In the US, for example, two-thirds of production supervisor roles asked for a college degree in 2015, despite only 16 per cent of people already in the role having one, according to a Harvard Business School study. It found this resulted in posts being harder to fill, higher staff turnover rates, and more expensive hires, leading to worse outcomes for companies.
The fear of being unable to find a role that matches her qualifications is one reason Heath hopes to opt for a digital marketing apprenticeship over university. With annual tuition fees of more than £9,000, which are repaid through salary deductions over her working life, cost is another.
“It scares me so much,” she said. “If I did a degree and I came back and nobody was interested in hiring me, then I’d have wasted four years and all that money.”
This reflects a broader shift. Less than half of Britons think it is worthwhile for a young person to do a degree, according to a study this May by the pollsters Ipsos.
Targeting non-graduates
In some countries, policy decisions have driven non-graduate recruitment.
The UK’s apprenticeship levy requires employers to spend a proportion of their payroll on training. Since it was introduced in 2017 rates of high-skill employment for non-graduates have risen almost five percentage points.
IBM started hiring apprentices in 2010 as part of a wider expansion of non-graduate recruitment. Degrees are required for just 12 per cent of advertised UK positions and less than half of those in the US, the company said.
Jenny Taylor, IBM’s early professional programme lead, said it initially seemed a “bit of a risk” to hire 18-year-olds in client-facing roles. But recruits “have proved to us time and time again that they can do it right from the start.”
By their early twenties, apprentices already had several years on-the-job training, she added, putting them ahead of graduate hires. They also have the best training ground to develop “deeper” technical skills, such as artificial intelligence and quantum.
Some companies regard non-graduates as vital to inclusion efforts. Penguin Random House UK, for example, dropped degree requirements in 2016 and said its workforce had diversified as a result.
“We wanted to remove barriers that were precluding people with the skills and potential to succeed,” Claire Thomas, director of organisational development at the company, said.
Skills for the future
Rapidly changing demand for skills could also boost the need for degrees.
Almost a quarter of jobs will be disrupted in the next five years, according to employers surveyed by the World Economic Forum.
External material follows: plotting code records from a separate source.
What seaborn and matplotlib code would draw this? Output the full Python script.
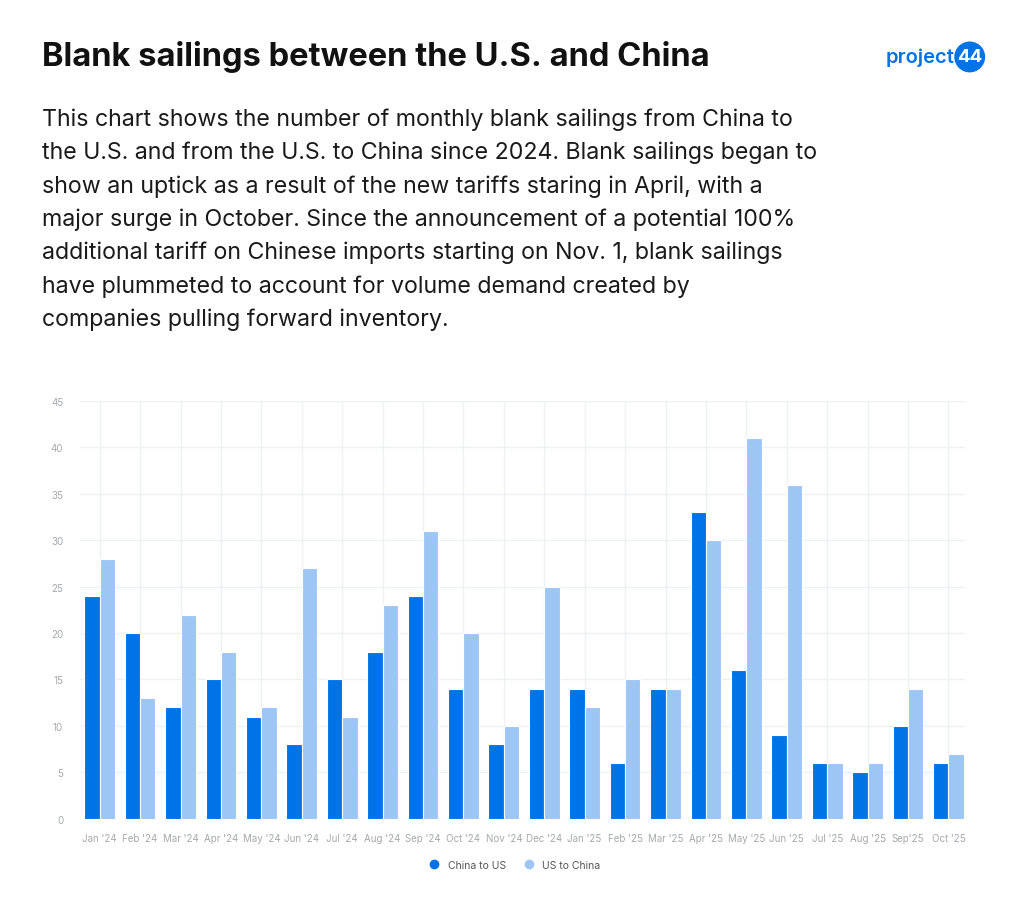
import pandas as pd
import matplotlib.pyplot as plt
import seaborn as sns
from matplotlib.lines import Line2D

# Chart data
months = ["Jan '24", "Feb '24", "Mar '24", "Apr '24", "May '24", "Jun '24",
          "Jul '24", "Aug '24", "Sep '24", "Oct '24", "Nov '24", "Dec '24",
          "Jan '25", "Feb '25", "Mar '25", "Apr '25", "May '25", "Jun '25",
          "Jul '25", "Aug '25", "Sep'25", "Oct '25"]
china_to_us = [24, 20, 12, 15, 11, 8, 15, 18, 24, 14, 8, 14,
               14, 6, 14, 33, 16, 9, 6, 5, 10, 6]
us_to_china = [28, 13, 22, 18, 12, 27, 11, 23, 31, 20, 10, 25,
               12, 15, 14, 30, 41, 36, 6, 6, 14, 7]
series_names = ["China to US", "US to China"]
y_ticks = [0, 5, 10, 15, 20, 25, 30, 35, 40, 45]

dark_blue = "#0073E6"
light_blue = "#9DC6F5"

title = "Blank sailings between the U.S. and China"
body = ("This chart shows the number of monthly blank sailings from China to\n"
        "the U.S. and from the U.S. to China since 2024. Blank sailings began to\n"
        "show an uptick as a result of the new tariffs staring in April, with a\n"
        "major surge in October. Since the announcement of a potential 100%\n"
        "additional tariff on Chinese imports starting on Nov. 1, blank sailings\n"
        "have plummeted to account for volume demand created by\n"
        "companies pulling forward inventory.")


def main():
    df = pd.DataFrame({
        "month": months * 2,
        "value": china_to_us + us_to_china,
        "series": [series_names[0]] * len(months) + [series_names[1]] * len(months),
    })

    sns.set_theme(style="white")
    plt.rcParams['font.family'] = ['Inter', 'DejaVu Sans']

    fig = plt.figure(figsize=(10.24, 9.2), dpi=100)
    ax = fig.add_axes([0.078, 0.109, 0.864, 0.454])

    sns.barplot(data=df, x="month", y="value", hue="series", order=months,
                hue_order=series_names, palette=[dark_blue, light_blue],
                saturation=1, width=0.76, edgecolor="white", linewidth=0.8,
                legend=False, ax=ax)

    ax.set_xlim(-0.49, len(months) - 0.6)
    ax.set_ylim(0, 45)
    ax.set_yticks(y_ticks)
    ax.set_xlabel("")
    ax.set_ylabel("")
    for s in ax.spines.values():
        s.set_visible(False)
    ax.grid(True, axis="both", color="#eef0f4", linewidth=1.0)
    ax.set_axisbelow(True)
    ax.tick_params(axis="both", length=0, labelsize=7, labelcolor="#a6a8ad")
    ax.tick_params(axis="y", pad=12)
    ax.tick_params(axis="x", pad=10)

    # legend
    handles = [Line2D([], [], marker="o", linestyle="", markersize=7,
                      markerfacecolor=c, markeredgecolor="none")
               for c in [dark_blue, light_blue]]
    fig.legend(handles, series_names, loc="center", bbox_to_anchor=(0.5, 0.059),
               ncol=2, frameon=False, fontsize=7.5, labelcolor="#555555",
               handletextpad=0.3, columnspacing=1.2)

    # header text
    fig.text(0.041, 0.938, title, fontsize=23.5, fontweight="bold",
             color="#111111", va="center", ha="left")
    fig.text(0.041, 0.882, body, fontsize=16.7, color="#1a1a1a",
             va="top", ha="left", linespacing=1.62)

    # logo
    fig.text(0.932, 0.937, "project", fontsize=14.5, fontweight="semibold",
             color=dark_blue, va="center", ha="right")
    fig.text(0.947, 0.937, "44", fontsize=13.5, fontweight="bold", color="white",
             va="center", ha="center",
             bbox=dict(boxstyle="circle,pad=0.15", fc=dark_blue, ec="none"))

    fig.savefig("out.png", dpi=100, facecolor="white")


if __name__ == '__main__':
    main()
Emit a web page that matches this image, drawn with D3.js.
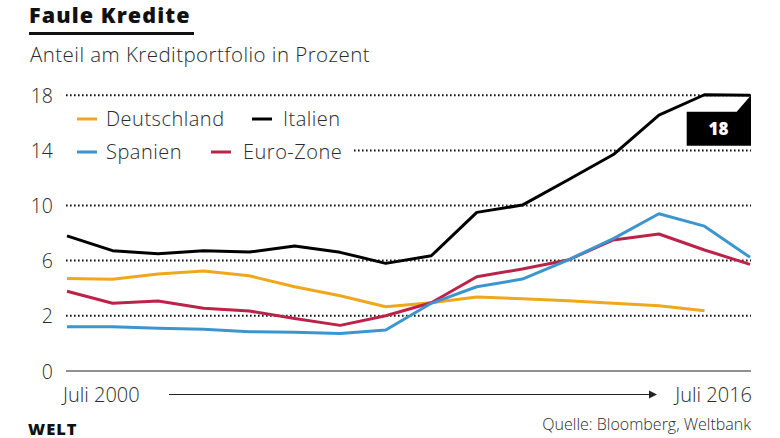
<!DOCTYPE html>
<html><head><meta charset="utf-8">
<script src="https://cdn.jsdelivr.net/npm/d3@7/dist/d3.min.js"></script>
<style>
html,body{margin:0;padding:0;background:#fff;}
svg{display:block;font-family:"Open Sans","Noto Sans",sans-serif;}
</style></head>
<body>
<script>
const years = [2000,2001,2002,2003,2004,2005,2006,2007,2008,2009,2010,2011,2012,2013,2014,2015];
const deutschland = [4.7,4.64,5.03,5.24,4.9,4.1,3.45,2.65,2.94,3.36,3.23,3.09,2.9,2.73,2.36,null];
const italien = [7.8,6.72,6.5,6.72,6.62,7.06,6.6,5.8,6.35,9.5,10.03,11.85,13.7,16.56,18.04,18.0];
const spanien = [1.6,1.6,1.55,1.51,1.42,1.4,1.36,1.48,2.9,4.1,4.66,6.04,7.6,9.4,8.5,6.24];
const eurozone = [3.77,2.9,3.07,2.54,2.34,1.9,1.65,2.0,2.94,4.83,5.39,6.04,7.5,7.93,6.77,5.73];
const yTicks = [0,2,6,10,14,18];
const seriesNames = ["Deutschland","Italien","Spanien","Euro-Zone"];
const seriesColors = ["#efa71c","#000000","#3b96cf","#bb2349"];

const W=780,H=438;
const svg=d3.select("body").append("svg").attr("width",W).attr("height",H);

const x=d3.scalePoint().domain(years).range([67,750]);
const y=d3.scaleLinear().domain([0,2,18]).range([371,315.7,95.3]);

const txt="#2b2b2b";

// title
svg.append("text").attr("x",29).attr("y",23).text("Faule Kredite")
  .attr("font-size",21.5).attr("font-weight",800).attr("fill","#111").attr("letter-spacing",1.1);
svg.append("rect").attr("x",29).attr("y",32).attr("width",165).attr("height",3).attr("fill","#111");
svg.append("text").attr("x",30).attr("y",62).text("Anteil am Kreditportfolio in Prozent")
  .attr("font-size",20.5).attr("font-weight",300).attr("fill",txt).attr("letter-spacing",0.45);

// grid
const gridX0=66, gridX1=751;
yTicks.filter(d=>d>0).forEach(t=>{
  svg.append("line").attr("x1",gridX0).attr("x2",gridX1).attr("y1",y(t)).attr("y2",y(t))
    .attr("stroke","#111").attr("stroke-width",2).attr("stroke-dasharray","1.6,2.4");
});
svg.append("line").attr("x1",gridX0).attr("x2",gridX1).attr("y1",y(0)).attr("y2",y(0))
  .attr("stroke","#222").attr("stroke-width",1.2);

// y labels
const yAxis=d3.axisLeft(y).tickValues(yTicks).tickSize(0).tickPadding(0).tickFormat(d3.format("d"));
const ya=svg.append("g").attr("transform","translate(53,0)").call(yAxis);
ya.select(".domain").remove();
ya.selectAll("text").attr("font-size",19.5).attr("font-weight",300).attr("fill",txt)
  .attr("font-family","'Open Sans','Noto Sans',sans-serif").attr("dy","0.36em");

// legend background
svg.append("rect").attr("x",62).attr("y",104).attr("width",290).attr("height",62).attr("fill","#fff");

// lines
const allSeries=[deutschland,italien,spanien,eurozone];
const drawOrder=[0,3,2,1];
const line=d3.line().defined(d=>d!=null).x((d,i)=>x(years[i])).y(d=>y(d));
drawOrder.forEach(k=>{
  svg.append("path").datum(allSeries[k]).attr("d",line)
    .attr("fill","none").attr("stroke",seriesColors[k]).attr("stroke-width",3)
    .attr("stroke-linejoin","round");
});

// legend
const legPos=[[77,119,106],[252,119,283],[77,152,106],[211,152,243]];
seriesNames.forEach((n,k)=>{
  const [lx,ly,tx]=legPos[k];
  svg.append("line").attr("x1",lx).attr("x2",lx+20).attr("y1",ly).attr("y2",ly)
    .attr("stroke",seriesColors[k]).attr("stroke-width",3);
  svg.append("text").attr("x",tx).attr("y",ly+7).text(n)
    .attr("font-size",20).attr("font-weight",300).attr("fill",txt).attr("letter-spacing",0.5);
});

// end label box
const ex=x(years[15]), ey=y(italien[15]);
svg.append("path").attr("d",`M686.7,111.7 L736.7,111.7 L${ex+1},${ey} L${ex+1},145.7 L686.7,145.7 Z`).attr("fill","#000");
svg.append("text").attr("x",718.5).attr("y",135).attr("text-anchor","middle").text("18")
  .attr("font-size",17).attr("font-weight",800).attr("fill","#fff");

// x axis labels
svg.append("text").attr("x",63).attr("y",401.5).text("Juli 2000")
  .attr("font-size",20).attr("font-weight",300).attr("fill",txt);
svg.append("text").attr("x",752).attr("y",401.5).attr("text-anchor","end").text("Juli 2016")
  .attr("font-size",20).attr("font-weight",300).attr("fill",txt);
svg.append("line").attr("x1",169).attr("x2",651).attr("y1",394.5).attr("y2",394.5)
  .attr("stroke","#222").attr("stroke-width",1.2);
svg.append("path").attr("d","M649,390.5 L657,394.5 L649,398.5 Z").attr("fill","#222");

// footer
svg.append("text").attr("x",28).attr("y",434.5).text("WELT")
  .attr("font-size",16.5).attr("font-weight",800).attr("fill","#111").attr("letter-spacing",1);
svg.append("text").attr("x",751).attr("y",430).attr("text-anchor","end").text("Quelle: Bloomberg, Weltbank")
  .attr("font-size",16).attr("font-weight",300).attr("fill",txt);
</script>
</body></html>
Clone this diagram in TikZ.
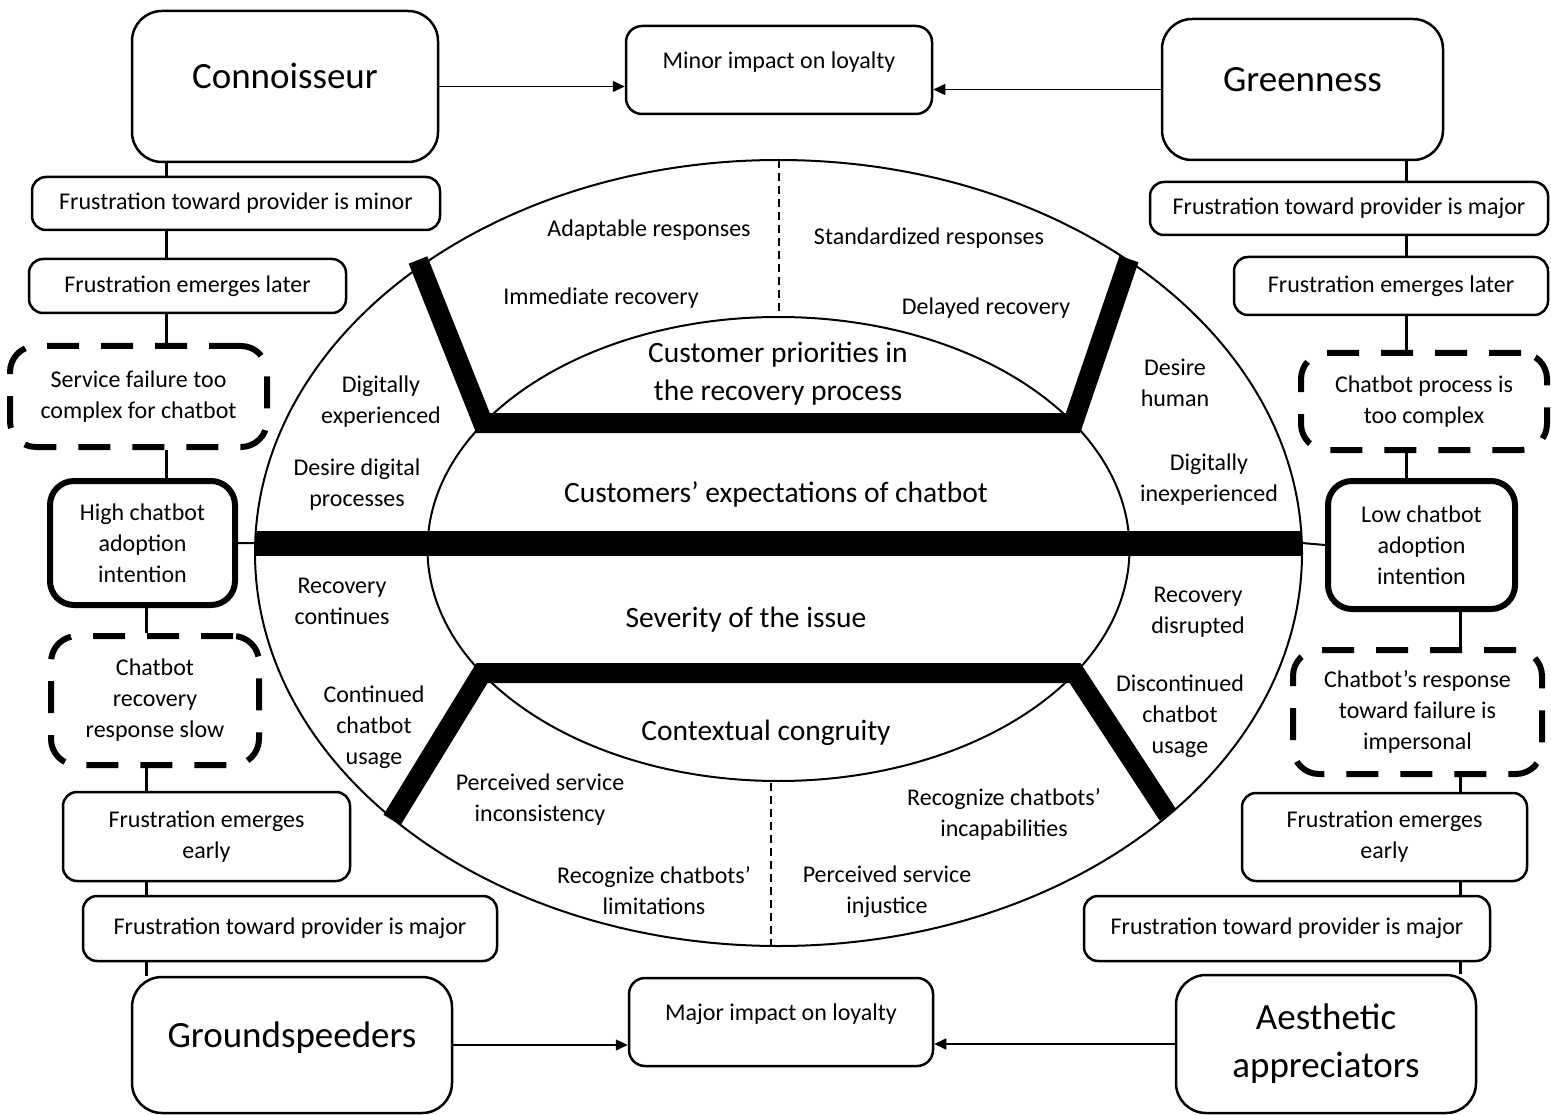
\documentclass[tikz,border=0pt]{standalone}
\usepackage{fontspec}
\setmainfont{Carlito}
\usetikzlibrary{arrows.meta}

\begin{document}
\begin{tikzpicture}[x=1pt,y=-1pt,line join=round,>={Triangle[length=12pt,width=11pt]}]
	\tikzset{every node/.style={font=\fontsize{24}{31}\selectfont,align=center,inner sep=0pt},
		sz/.style 2 args={minimum width=#1pt,minimum height=#2pt},
		box/.style={draw,line width=2.5pt,rounded corners=14pt},
		bigbox/.style={draw,line width=2.5pt,rounded corners=30pt,font=\fontsize{37}{48}\selectfont},
		dbox/.style={draw,line width=6pt,rounded corners=26pt,dash pattern=on 32pt off 22pt},
		tbox/.style={draw,line width=6pt,rounded corners=24pt},
		impact/.style={draw,line width=2.5pt,rounded corners=16pt,font=\fontsize{24}{30}\selectfont,text depth=20pt},
		title/.style={font=\fontsize{29.5}{38}\selectfont},
		link/.style={line width=3pt},
		arr/.style={->,line width=1.5pt},
		bar/.style={line width=20pt,line join=miter},
		sep/.style={line width=1.5pt,dash pattern=on 8pt off 5pt}}
	\useasboundingbox (0,0) rectangle (1551,1115);
	\draw[line width=2pt] (778.5,553) ellipse [x radius=523.5,y radius=393];
	\draw[line width=2pt] (778.5,549) ellipse [x radius=351,y radius=232];
	\draw[sep] (779,160)--(779,317) (771,783)--(771,946);
	\draw[bar] (418,260)--(483,423)--(1073,423)--(1129,259);
	\draw[bar] (392,820)--(482,673)--(1075,673)--(1168,815);
	\coordinate (barL) at (255,543);
	\coordinate (barR) at (1302,543);
	\draw[line width=25pt] (barL)--(barR);

	\node (adapt) at (649,230) {Adaptable responses};
	\node (stand) at (929,238) {Standardized responses};
	\node (immed) at (601,298) {Immediate recovery};
	\node (delay) at (986,308) {Delayed recovery};
	\node[title] (prior) at (778,374) {Customer priorities in\\the recovery process};
	\node[title] (expect) at (776,494) {Customers’ expectations of chatbot};
	\node[title] (sever) at (746,620) {Severity of the issue};
	\node[title] (congr) at (766,733) {Contextual congruity};
	\node (digexp) at (381,402) {Digitally\\experienced};
	\node (desdig) at (357,485) {Desire digital\\processes};
	\node (reccont) at (342,601) {Recovery\\continues};
	\node (contuse) at (374,727) {Continued\\chatbot\\usage};
	\node (incons) at (540,800) {Perceived service\\inconsistency};
	\node (limit) at (654,891) {Recognize chatbots’\\limitations};
	\node (injust) at (887,892) {Perceived service\\injustice};
	\node (incap) at (1004,814) {Recognize chatbots’\\incapabilities};
	\node (deshum) at (1175,383) {Desire\\human};
	\node (diginexp) at (1209,480) {Digitally\\inexperienced};
	\node (recdis) at (1198,612) {Recovery\\disrupted};
	\node (discuse) at (1180,716) {Discontinued\\chatbot\\usage};

	\node[bigbox,sz={306}{151},text depth=22pt] (conn) at (285,86.5) {Connoisseur};
	\node[box,sz={408}{53}] (fminL) at (236,203.5) {Frustration toward provider is minor};
	\node[box,sz={317}{54}] (flateL) at (187.5,286) {Frustration emerges later};
	\node[dbox,sz={257}{101}] (sfail) at (138.5,396.5) {Service failure too\\complex for chatbot};
	\node[tbox,sz={185}{124}] (highad) at (142.5,543) {High chatbot\\adoption\\intention};
	\node[dbox,sz={208}{129}] (slowrec) at (155,700.5) {Chatbot\\recovery\\response slow};
	\node[box,sz={287}{89}] (fearlyL) at (206.5,836.5) {Frustration emerges\\early};
	\node[box,sz={414}{65}] (fmajL) at (290,928.5) {Frustration toward provider is major};
	\node[bigbox,sz={320}{136},text depth=21pt] (ground) at (292,1045) {Groundspeeders};

	\node[bigbox,sz={281}{141},text depth=19.5pt] (green) at (1302.5,89.5) {Greenness};
	\node[box,sz={398}{53}] (fmajR) at (1349,208.5) {Frustration toward provider is major};
	\node[box,sz={314}{58}] (flateR) at (1391,286) {Frustration emerges later};
	\node[dbox,sz={246}{97}] (cproc) at (1424,401.5) {Chatbot process is\\too complex};
	\node[tbox,sz={187}{128}] (lowad) at (1421.5,545) {Low chatbot\\adoption\\intention};
	\node[dbox,sz={249}{124}] (impers) at (1417.5,712) {Chatbot’s response\\toward failure is\\impersonal};
	\node[box,sz={285}{88}] (fearlyR) at (1384.5,837) {Frustration emerges\\early};
	\node[box,sz={406}{65}] (fmajRb) at (1287,928.5) {Frustration toward provider is major};
	\node[bigbox,sz={300}{138}] (aesth) at (1326,1044) {Aesthetic\\appreciators};

	\node[impact,sz={306}{88}] (minor) at (779,70) {Minor impact on loyalty};
	\node[impact,sz={304}{88}] (major) at (781,1022) {Major impact on loyalty};

	\coordinate (lc1) at (166,0);
	\coordinate (lc2) at (146,0);
	\coordinate (rc1) at (1406,0);
	\coordinate (rc2) at (1460,0);
	\draw[link] (conn.south -| lc1)--(fminL.north -| lc1);
	\draw[link] (fminL.south -| lc1)--(flateL.north -| lc1);
	\draw[link] (flateL.south -| lc1)--(sfail.north -| lc1);
	\draw[link] (sfail.south -| lc1)--(highad.north -| lc1);
	\draw[link] (highad.south -| lc2)--(slowrec.north -| lc2);
	\draw[link] (slowrec.south -| lc2)--(fearlyL.north -| lc2);
	\draw[link] (fearlyL.south -| lc2)--(fmajL.north -| lc2);
	\draw[link] (fmajL.south -| lc2)--(ground.north -| lc2);
	\draw[link] (green.south -| rc1)--(fmajR.north -| rc1);
	\draw[link] (fmajR.south -| rc1)--(flateR.north -| rc1);
	\draw[link] (flateR.south -| rc1)--(cproc.north -| rc1);
	\draw[link] (cproc.south -| rc1)--(lowad.north -| rc1);
	\draw[link] (lowad.south -| rc2)--(impers.north -| rc2);
	\draw[link] (impers.south -| rc2)--(fearlyR.north -| rc2);
	\draw[link] (fearlyR.south -| rc2)--(fmajRb.north -| rc2);
	\draw[link] (fmajRb.south -| rc2)--(aesth.north -| rc2);
	\draw[line width=2pt] (highad.east)--(barL) (barR)--(lowad.west);

	\draw[arr] (conn.east)--(minor.west |- conn.east);
	\draw[arr] (green.west)--(minor.east |- green.west);
	\draw[arr] (ground.east)--(major.west |- ground.east);
	\draw[arr] (aesth.west)--(major.east |- aesth.west);
\end{tikzpicture}
\end{document}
Lower-skilled roles are most at risk, but it expected transferable skills such as creative and analytical thinking to increase in importance.
These, and other skills such as social intelligence or complex problem solving, are all honed by university education, said Fuller, the Harvard professor.
In a report released this month, Universities UK, which represents higher education institutions, projected that 88 per cent of new jobs would be graduate level by 2035. Universities, it said, “play a huge role not only in preparing graduates for employment, but also in teaching them crucial, transferable life skills” and growing the economy.
However, Fuller added that new technologies such as artificial intelligence could also be a “level setter”, helping non-graduates to overcome deficits in skills such as writing, where they have historically underperformed.
They could also enable employers to screen candidates in more varied ways, reducing the reliance on degrees.
“It’s very hard for employers to qualify workers, which is why they often default to proxies like a college degree,” said Fuller.
“Technology may open more opportunities for non-college graduates, as it will address the difficulty of understanding what someone’s done and its relevance.”